If you haven't noticed, I've been on a pancake kick for a while. I've did those Lemon Poppy Seed Pancakes the other day... and the Carrot Cake Pancakes. And then lightening hit me! Well, maybe not lightening, but definitively inspiration. While munching on a white chocolate chip macadamia nut cookie, I thought to myself that this would make an excellent pancake. And that's what I've done here!
The whole thing starts out with a fairly basic pancake batter- with less sugar. The chocolate is sweet enough.
Here are the fixings... salted and roasted macadamia nuts and white chocolate. Believe it or not, my local grocery didn't have chips. What?! I know, really. But, the baking bar was just as good. Maybe even better.
Mix it all in and prepare your pan for this awesomeness.
Here's a key to these pancakes... you gotta make sure that they are nice and done on the bottom before you flip them. Once you start to move them around, there's no going back. They'll fall apart on yah. The big chunks of nuts and chocolate will make it break up, and that's no good.
Very nicccce. They don't need anything topping them... except maybe more white chocolate to melt all over the top and down the sides... yes.

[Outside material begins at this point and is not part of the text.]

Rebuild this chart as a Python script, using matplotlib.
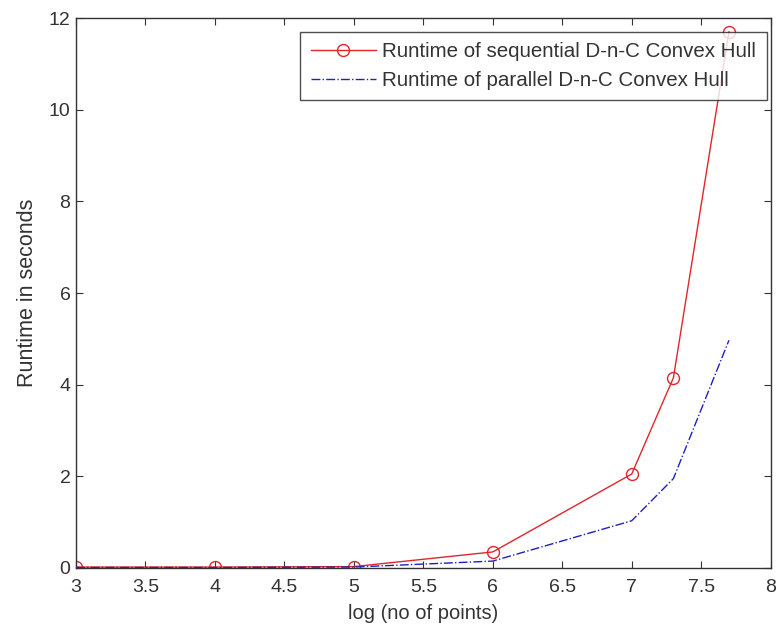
import matplotlib
matplotlib.use('Agg')
import matplotlib.pyplot as plt

plt.rcParams['font.family'] = ['Liberation Sans', 'DejaVu Sans']

# log10 of number of points
log_points = [3, 4, 5, 6, 7, 7.3, 7.7]
# runtimes in seconds
seq_runtime = [0.02, 0.02, 0.03, 0.35, 2.05, 4.15, 11.7]
par_runtime = [0.01, 0.01, 0.02, 0.15, 1.03, 1.95, 4.97]

fig = plt.figure(figsize=(7.8, 6.26), dpi=100)
ax = fig.add_axes([0.0974, 0.0927, 0.8906, 0.8783])

ax.plot(log_points, seq_runtime, color='#e0262b', marker='o', markersize=8.6,
        markerfacecolor='none', markeredgewidth=1.0, linewidth=1.0,
        label='Runtime of sequential D-n-C Convex Hull')
ax.plot(log_points, par_runtime, color='#2020c0', linestyle='-.', linewidth=1.0,
        label='Runtime of parallel D-n-C Convex Hull')

ax.set_xlim(3, 8)
ax.set_ylim(0, 12)
ax.set_xticks([3, 3.5, 4, 4.5, 5, 5.5, 6, 6.5, 7, 7.5, 8])
ax.set_xticklabels(['3', '3.5', '4', '4.5', '5', '5.5', '6', '6.5', '7', '7.5', '8'])
ax.set_yticks([0, 2, 4, 6, 8, 10, 12])
ax.tick_params(direction='in', top=True, right=True, length=5, labelsize=14,
               colors='#333333')
ax.tick_params(axis='x', pad=8)
ax.tick_params(axis='y', pad=4)
for s in ax.spines.values():
    s.set_color('#333333')
    s.set_linewidth(1.0)

ax.set_xlabel('log (no of points)', fontsize=14.5, labelpad=6, color='#333333')
ax.set_ylabel('Runtime in seconds', fontsize=15.5, labelpad=8, color='#333333')

leg = ax.legend(loc='upper right', bbox_to_anchor=(0.9942, 0.9745),
                borderaxespad=0, fontsize=14.8, frameon=True, fancybox=False,
                edgecolor='#222222', handlelength=3.2, borderpad=0.5,
                labelspacing=0.45, handletextpad=0.3)
leg.get_frame().set_linewidth(1.0)
for t in leg.get_texts():
    t.set_color('#333333')

fig.savefig('out.png', dpi=100)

White Chocolate Chip Macadamia Nut Pancakes
1 cup flour
1 1/2 Tablespoon sugar
2 teaspoons baking powder
1/2 teaspoon salt
1 cup milk
1 egg
3 Tablespoons vegetable oil
1 bar white melting chocolate, chopped
4 oz. roasted and salted macadamia nuts, chopped
In a large bowl, combine together flour, sugar, baking powder and salt. Whisk in egg, milk and vegetable oil. Stir in chopped white chocolate and chopped macadamia nuts. In a large greased saute pan over medium heat, pour in 1/4 cup of batter. When edges are curved and several bubbles have pushed through and popped, flip- about 1 minute of cook time. Cook an additional 30 seconds on the other side. Repeat until all batter is gone. Enjoy!